> _WRITTEN REQUEST_
Your answer should consist only of the lines below from the one with "What D3.js code" through the one with "400, 500, 600];", copied exactly.

Stored entries
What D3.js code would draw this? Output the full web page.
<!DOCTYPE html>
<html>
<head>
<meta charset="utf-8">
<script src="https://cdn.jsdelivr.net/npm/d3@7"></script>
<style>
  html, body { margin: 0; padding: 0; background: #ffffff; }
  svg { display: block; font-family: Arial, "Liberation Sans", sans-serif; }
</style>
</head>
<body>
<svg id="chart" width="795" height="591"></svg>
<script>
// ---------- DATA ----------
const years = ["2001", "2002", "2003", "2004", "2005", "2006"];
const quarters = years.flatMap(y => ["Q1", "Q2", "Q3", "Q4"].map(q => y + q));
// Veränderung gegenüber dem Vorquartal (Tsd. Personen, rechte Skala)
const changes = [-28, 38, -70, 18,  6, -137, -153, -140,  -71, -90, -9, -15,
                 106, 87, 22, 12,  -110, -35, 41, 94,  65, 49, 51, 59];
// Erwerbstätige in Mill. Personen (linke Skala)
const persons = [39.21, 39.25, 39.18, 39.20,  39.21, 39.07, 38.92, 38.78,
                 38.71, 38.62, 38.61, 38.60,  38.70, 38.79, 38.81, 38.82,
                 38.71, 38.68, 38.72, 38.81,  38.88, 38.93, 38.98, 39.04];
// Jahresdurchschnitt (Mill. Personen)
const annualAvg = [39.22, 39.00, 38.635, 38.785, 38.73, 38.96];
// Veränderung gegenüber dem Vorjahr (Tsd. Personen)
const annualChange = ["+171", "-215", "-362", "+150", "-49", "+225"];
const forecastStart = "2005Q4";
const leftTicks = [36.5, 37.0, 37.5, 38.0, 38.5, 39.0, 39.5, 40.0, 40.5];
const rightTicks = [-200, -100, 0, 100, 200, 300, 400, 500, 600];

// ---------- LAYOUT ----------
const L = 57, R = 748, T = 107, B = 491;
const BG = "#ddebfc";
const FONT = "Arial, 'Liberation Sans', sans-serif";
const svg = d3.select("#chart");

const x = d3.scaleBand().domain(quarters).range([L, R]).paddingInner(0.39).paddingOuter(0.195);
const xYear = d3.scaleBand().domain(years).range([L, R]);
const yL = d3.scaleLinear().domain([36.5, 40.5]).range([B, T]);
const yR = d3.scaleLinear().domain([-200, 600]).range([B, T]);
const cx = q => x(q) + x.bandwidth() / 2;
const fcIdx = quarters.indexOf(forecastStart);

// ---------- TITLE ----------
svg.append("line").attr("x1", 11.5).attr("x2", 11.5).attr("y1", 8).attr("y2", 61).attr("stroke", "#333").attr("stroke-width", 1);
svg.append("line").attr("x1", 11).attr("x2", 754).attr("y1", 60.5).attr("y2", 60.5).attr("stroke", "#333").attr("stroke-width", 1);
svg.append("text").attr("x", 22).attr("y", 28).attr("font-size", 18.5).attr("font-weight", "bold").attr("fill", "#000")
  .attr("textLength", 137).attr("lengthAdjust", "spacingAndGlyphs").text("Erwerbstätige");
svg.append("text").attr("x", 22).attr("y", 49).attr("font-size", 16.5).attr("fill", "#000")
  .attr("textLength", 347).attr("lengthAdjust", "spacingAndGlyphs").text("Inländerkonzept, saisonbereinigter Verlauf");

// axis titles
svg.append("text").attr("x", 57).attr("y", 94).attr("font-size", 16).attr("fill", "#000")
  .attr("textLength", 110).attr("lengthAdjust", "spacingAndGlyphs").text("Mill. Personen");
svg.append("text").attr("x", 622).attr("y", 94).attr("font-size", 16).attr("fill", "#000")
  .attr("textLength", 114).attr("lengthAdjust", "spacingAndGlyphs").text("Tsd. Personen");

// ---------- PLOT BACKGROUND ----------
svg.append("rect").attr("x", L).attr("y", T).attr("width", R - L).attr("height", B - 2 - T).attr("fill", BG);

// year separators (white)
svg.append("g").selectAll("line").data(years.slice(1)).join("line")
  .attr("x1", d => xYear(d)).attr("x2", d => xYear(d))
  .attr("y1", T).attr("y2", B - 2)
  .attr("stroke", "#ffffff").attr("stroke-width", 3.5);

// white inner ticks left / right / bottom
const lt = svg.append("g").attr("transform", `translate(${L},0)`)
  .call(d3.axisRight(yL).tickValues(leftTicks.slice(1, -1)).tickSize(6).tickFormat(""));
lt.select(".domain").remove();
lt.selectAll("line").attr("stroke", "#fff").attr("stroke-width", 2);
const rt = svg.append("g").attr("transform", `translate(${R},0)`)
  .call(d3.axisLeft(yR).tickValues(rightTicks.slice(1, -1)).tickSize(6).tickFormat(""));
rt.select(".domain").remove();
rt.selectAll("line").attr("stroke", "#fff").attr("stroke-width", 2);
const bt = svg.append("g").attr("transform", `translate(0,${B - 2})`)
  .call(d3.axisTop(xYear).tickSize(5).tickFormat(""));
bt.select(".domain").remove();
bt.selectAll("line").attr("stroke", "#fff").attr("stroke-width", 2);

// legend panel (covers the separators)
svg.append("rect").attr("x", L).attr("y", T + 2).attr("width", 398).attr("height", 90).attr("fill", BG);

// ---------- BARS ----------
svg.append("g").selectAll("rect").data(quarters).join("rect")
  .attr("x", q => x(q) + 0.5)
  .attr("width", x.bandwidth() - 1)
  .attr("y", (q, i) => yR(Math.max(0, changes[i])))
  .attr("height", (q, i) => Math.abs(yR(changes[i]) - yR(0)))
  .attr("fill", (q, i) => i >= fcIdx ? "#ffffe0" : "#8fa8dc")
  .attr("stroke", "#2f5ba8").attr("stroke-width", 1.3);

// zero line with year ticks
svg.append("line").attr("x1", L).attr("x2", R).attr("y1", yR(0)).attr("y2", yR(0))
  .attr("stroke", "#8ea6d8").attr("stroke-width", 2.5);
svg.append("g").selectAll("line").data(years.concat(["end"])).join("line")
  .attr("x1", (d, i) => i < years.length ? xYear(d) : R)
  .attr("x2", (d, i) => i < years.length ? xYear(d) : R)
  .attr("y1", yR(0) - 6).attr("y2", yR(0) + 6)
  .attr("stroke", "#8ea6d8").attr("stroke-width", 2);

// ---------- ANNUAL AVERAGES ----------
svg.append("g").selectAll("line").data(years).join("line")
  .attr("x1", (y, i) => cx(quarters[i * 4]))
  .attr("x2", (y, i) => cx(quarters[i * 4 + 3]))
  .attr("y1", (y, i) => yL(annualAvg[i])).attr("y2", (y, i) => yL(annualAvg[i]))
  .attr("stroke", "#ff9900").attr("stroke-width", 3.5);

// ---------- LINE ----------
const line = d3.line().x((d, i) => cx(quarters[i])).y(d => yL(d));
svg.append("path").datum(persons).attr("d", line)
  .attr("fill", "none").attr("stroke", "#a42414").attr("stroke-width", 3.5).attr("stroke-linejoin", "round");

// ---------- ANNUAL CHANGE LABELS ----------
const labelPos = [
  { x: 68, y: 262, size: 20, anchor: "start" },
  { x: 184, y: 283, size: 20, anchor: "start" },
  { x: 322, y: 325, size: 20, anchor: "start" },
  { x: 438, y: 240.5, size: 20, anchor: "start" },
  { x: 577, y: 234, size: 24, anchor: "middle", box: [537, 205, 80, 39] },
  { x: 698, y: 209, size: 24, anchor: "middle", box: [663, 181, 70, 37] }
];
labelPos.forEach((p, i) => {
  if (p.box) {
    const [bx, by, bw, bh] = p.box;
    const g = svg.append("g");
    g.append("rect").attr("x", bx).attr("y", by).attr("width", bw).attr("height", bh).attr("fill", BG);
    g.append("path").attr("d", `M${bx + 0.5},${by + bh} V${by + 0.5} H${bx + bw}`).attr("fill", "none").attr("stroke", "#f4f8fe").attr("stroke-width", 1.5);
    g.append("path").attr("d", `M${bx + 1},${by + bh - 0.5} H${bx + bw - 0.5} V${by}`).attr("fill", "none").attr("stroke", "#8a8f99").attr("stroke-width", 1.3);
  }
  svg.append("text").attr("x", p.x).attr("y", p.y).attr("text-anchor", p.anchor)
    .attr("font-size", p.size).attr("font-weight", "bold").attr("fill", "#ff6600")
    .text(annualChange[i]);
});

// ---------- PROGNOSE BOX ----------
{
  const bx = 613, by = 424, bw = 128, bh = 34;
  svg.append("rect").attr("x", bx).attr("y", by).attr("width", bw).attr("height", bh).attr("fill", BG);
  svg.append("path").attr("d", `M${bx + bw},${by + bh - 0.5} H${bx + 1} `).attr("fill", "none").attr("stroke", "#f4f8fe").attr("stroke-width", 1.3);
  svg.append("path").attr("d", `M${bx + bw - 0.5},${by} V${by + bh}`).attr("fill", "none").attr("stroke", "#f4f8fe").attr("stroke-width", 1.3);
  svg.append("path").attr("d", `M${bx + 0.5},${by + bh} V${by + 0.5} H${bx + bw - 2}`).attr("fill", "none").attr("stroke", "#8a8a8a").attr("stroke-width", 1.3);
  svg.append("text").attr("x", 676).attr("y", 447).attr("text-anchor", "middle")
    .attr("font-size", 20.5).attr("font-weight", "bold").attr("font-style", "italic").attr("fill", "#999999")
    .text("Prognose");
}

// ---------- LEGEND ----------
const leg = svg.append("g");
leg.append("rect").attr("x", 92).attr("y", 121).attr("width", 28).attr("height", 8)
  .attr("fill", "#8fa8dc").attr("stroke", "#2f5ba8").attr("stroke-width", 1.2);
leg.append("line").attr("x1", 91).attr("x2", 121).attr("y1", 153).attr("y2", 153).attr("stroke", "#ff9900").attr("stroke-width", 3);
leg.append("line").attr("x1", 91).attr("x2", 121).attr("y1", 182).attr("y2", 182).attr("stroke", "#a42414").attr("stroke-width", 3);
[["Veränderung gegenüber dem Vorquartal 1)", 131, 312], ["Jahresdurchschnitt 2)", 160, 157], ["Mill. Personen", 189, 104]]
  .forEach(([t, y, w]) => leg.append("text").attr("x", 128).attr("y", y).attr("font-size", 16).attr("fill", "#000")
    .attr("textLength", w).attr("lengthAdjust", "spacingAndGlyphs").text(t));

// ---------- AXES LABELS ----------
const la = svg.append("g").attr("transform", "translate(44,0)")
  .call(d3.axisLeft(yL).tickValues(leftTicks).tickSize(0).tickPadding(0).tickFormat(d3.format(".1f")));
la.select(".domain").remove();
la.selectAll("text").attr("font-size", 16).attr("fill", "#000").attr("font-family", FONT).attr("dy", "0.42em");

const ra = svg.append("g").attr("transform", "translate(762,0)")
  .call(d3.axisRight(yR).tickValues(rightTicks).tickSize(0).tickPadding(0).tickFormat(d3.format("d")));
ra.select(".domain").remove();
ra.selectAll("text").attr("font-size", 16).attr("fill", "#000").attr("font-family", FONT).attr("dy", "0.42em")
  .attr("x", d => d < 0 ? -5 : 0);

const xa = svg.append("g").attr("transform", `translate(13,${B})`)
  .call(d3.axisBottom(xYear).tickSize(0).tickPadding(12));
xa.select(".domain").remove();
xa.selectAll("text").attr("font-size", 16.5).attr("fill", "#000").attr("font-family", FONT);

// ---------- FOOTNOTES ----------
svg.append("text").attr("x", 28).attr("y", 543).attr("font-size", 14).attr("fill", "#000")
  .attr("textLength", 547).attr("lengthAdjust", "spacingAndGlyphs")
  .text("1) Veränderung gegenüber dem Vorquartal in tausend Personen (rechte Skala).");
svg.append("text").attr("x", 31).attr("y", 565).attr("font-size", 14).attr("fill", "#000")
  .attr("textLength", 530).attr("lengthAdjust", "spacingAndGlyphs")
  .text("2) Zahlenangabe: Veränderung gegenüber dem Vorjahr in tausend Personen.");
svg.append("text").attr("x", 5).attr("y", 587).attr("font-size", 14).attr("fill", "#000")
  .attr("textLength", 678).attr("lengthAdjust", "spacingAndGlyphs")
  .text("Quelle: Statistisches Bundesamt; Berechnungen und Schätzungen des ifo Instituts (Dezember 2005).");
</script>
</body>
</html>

...

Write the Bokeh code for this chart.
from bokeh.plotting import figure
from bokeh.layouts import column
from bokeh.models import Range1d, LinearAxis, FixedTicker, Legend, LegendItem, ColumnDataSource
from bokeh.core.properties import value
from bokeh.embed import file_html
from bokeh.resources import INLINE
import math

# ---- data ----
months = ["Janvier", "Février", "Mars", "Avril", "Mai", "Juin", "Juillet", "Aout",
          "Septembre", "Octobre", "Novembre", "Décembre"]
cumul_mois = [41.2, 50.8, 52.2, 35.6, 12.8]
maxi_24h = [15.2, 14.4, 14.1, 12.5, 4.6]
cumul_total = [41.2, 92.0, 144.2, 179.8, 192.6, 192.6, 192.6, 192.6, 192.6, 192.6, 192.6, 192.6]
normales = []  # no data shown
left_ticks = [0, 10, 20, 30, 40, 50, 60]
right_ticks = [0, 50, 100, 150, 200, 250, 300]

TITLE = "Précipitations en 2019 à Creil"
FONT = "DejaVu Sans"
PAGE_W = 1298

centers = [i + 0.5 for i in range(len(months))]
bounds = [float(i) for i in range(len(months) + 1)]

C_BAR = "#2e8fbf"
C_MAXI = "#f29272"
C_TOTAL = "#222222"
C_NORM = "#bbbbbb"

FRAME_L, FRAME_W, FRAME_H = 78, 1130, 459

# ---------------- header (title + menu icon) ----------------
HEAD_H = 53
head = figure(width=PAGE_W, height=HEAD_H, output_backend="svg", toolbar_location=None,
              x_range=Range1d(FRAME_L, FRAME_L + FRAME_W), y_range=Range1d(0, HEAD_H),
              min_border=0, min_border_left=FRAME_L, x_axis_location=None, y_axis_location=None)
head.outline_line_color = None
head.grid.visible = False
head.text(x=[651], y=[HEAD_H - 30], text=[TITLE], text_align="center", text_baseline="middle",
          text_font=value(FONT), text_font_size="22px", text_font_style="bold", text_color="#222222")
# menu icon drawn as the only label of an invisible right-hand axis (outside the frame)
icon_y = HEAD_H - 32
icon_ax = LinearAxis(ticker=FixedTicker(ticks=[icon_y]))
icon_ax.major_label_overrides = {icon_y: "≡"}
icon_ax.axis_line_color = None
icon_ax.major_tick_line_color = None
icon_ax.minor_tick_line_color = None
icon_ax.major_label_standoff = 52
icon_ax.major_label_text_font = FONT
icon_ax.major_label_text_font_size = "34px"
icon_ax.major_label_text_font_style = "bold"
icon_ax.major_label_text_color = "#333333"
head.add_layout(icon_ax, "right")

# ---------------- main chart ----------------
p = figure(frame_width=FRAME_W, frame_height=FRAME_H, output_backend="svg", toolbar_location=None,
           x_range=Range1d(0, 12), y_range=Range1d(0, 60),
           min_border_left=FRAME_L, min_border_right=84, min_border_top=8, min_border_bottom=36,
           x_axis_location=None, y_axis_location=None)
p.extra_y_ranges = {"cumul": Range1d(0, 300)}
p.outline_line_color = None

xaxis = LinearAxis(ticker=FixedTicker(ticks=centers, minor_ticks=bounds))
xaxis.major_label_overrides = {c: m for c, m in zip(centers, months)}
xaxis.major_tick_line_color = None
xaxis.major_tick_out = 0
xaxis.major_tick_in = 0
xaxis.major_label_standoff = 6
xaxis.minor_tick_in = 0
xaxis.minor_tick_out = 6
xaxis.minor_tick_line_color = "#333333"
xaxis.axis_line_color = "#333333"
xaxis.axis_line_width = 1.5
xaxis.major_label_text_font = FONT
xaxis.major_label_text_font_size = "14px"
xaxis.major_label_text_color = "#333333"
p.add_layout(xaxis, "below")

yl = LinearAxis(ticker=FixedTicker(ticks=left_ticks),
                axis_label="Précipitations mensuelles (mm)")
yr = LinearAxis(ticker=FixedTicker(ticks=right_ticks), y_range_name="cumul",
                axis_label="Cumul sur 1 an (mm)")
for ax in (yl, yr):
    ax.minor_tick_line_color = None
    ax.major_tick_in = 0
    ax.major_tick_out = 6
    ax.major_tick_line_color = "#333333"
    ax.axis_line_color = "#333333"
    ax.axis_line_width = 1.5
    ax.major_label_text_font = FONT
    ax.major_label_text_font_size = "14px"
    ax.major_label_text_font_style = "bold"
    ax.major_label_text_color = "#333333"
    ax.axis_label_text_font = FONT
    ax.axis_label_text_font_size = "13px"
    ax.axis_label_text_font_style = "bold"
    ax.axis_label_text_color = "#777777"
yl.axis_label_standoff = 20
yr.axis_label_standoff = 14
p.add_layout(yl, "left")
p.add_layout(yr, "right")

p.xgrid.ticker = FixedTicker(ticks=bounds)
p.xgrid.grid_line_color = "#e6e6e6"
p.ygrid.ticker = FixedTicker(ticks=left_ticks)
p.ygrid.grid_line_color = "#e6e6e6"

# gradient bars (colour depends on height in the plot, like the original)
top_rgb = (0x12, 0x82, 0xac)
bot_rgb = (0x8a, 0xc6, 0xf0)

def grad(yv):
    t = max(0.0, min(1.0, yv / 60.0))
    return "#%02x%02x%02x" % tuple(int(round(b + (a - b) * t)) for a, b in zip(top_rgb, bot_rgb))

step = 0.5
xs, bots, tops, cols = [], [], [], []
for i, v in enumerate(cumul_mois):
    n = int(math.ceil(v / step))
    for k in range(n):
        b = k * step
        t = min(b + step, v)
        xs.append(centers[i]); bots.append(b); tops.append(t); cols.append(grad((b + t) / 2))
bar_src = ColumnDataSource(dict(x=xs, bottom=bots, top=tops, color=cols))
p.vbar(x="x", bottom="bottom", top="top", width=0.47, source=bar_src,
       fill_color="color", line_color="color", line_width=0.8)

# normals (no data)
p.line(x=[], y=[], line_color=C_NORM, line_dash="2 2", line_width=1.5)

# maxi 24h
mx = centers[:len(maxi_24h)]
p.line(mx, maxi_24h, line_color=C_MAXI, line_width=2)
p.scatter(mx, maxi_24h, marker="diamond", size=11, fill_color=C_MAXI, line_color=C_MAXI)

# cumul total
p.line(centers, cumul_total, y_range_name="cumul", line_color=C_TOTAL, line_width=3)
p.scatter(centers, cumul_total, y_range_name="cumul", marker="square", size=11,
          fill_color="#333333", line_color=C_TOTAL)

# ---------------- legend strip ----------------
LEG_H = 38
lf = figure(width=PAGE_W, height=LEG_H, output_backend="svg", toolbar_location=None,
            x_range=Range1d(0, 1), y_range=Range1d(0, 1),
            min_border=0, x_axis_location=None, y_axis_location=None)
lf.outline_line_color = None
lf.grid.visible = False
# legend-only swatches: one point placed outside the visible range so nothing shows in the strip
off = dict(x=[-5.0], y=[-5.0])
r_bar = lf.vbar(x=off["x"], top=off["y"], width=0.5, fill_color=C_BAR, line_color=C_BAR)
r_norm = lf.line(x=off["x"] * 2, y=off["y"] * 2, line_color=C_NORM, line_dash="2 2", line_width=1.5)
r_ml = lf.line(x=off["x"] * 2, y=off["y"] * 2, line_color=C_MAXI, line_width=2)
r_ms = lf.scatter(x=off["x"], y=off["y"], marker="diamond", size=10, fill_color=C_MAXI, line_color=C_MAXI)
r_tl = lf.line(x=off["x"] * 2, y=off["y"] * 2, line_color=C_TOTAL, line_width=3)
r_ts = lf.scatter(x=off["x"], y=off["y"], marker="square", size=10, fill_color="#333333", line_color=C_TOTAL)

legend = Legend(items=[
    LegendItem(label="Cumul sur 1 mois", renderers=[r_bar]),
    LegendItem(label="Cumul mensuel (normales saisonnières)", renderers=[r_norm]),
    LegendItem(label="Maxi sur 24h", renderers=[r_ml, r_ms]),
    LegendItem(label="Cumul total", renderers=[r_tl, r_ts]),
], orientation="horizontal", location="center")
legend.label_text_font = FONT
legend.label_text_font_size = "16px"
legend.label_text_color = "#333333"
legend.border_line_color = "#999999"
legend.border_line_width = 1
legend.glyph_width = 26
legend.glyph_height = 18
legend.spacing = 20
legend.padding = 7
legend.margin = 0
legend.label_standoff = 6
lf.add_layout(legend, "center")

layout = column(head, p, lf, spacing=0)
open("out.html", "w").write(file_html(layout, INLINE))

--

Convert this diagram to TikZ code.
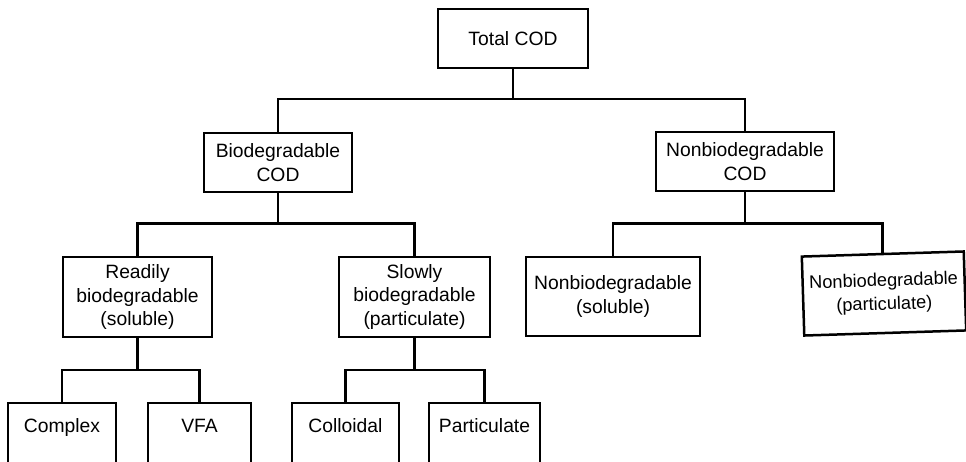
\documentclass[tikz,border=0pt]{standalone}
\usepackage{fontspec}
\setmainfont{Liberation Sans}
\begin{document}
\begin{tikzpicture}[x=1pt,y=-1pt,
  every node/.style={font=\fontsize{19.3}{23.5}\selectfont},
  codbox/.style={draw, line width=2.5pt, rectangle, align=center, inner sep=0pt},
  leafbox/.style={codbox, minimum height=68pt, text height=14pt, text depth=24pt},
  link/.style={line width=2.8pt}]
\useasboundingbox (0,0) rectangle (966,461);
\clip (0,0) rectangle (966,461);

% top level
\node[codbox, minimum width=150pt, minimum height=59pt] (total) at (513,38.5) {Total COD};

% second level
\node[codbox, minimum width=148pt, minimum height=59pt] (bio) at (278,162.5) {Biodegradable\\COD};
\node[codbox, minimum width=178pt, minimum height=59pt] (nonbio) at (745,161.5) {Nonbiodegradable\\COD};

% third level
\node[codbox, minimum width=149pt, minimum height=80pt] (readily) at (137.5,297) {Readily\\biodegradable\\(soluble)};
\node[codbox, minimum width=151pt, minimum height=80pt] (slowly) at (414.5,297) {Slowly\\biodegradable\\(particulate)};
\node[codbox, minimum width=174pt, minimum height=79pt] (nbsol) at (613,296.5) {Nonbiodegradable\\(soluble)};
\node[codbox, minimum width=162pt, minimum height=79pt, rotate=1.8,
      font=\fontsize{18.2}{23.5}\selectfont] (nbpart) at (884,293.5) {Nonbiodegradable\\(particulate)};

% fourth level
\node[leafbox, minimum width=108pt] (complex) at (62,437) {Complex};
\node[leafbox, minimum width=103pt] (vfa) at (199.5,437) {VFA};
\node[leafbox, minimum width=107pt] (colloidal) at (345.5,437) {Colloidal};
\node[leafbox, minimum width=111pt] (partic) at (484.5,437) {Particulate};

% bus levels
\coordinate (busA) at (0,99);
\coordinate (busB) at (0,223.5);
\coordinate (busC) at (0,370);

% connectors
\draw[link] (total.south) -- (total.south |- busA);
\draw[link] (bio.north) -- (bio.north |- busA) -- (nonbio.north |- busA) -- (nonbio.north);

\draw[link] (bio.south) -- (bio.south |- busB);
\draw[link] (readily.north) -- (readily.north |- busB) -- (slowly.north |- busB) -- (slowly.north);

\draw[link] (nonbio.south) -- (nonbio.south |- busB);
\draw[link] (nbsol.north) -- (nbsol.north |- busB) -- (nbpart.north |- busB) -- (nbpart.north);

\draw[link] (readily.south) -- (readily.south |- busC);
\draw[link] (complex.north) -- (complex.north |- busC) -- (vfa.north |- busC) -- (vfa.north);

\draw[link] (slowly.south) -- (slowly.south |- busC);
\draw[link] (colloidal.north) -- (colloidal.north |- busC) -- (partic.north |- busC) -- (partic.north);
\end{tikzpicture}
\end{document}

> _FINAL ANSWER_
What D3.js code would draw this? Output the full web page.
<!DOCTYPE html>
<html>
<head>
<meta charset="utf-8">
<script src="https://cdn.jsdelivr.net/npm/d3@7"></script>
<style>
  html, body { margin: 0; padding: 0; background: #ffffff; }
  svg { display: block; font-family: Arial, "Liberation Sans", sans-serif; }
</style>
</head>
<body>
<svg id="chart" width="795" height="591"></svg>
<script>
// ---------- DATA ----------
const years = ["2001", "2002", "2003", "2004", "2005", "2006"];
const quarters = years.flatMap(y => ["Q1", "Q2", "Q3", "Q4"].map(q => y + q));
// Veränderung gegenüber dem Vorquartal (Tsd. Personen, rechte Skala)
const changes = [-28, 38, -70, 18,  6, -137, -153, -140,  -71, -90, -9, -15,
                 106, 87, 22, 12,  -110, -35, 41, 94,  65, 49, 51, 59];
// Erwerbstätige in Mill. Personen (linke Skala)
const persons = [39.21, 39.25, 39.18, 39.20,  39.21, 39.07, 38.92, 38.78,
                 38.71, 38.62, 38.61, 38.60,  38.70, 38.79, 38.81, 38.82,
                 38.71, 38.68, 38.72, 38.81,  38.88, 38.93, 38.98, 39.04];
// Jahresdurchschnitt (Mill. Personen)
const annualAvg = [39.22, 39.00, 38.635, 38.785, 38.73, 38.96];
// Veränderung gegenüber dem Vorjahr (Tsd. Personen)
const annualChange = ["+171", "-215", "-362", "+150", "-49", "+225"];
const forecastStart = "2005Q4";
const leftTicks = [36.5, 37.0, 37.5, 38.0, 38.5, 39.0, 39.5, 40.0, 40.5];
const rightTicks = [-200, -100, 0, 100, 200, 300, 400, 500, 600];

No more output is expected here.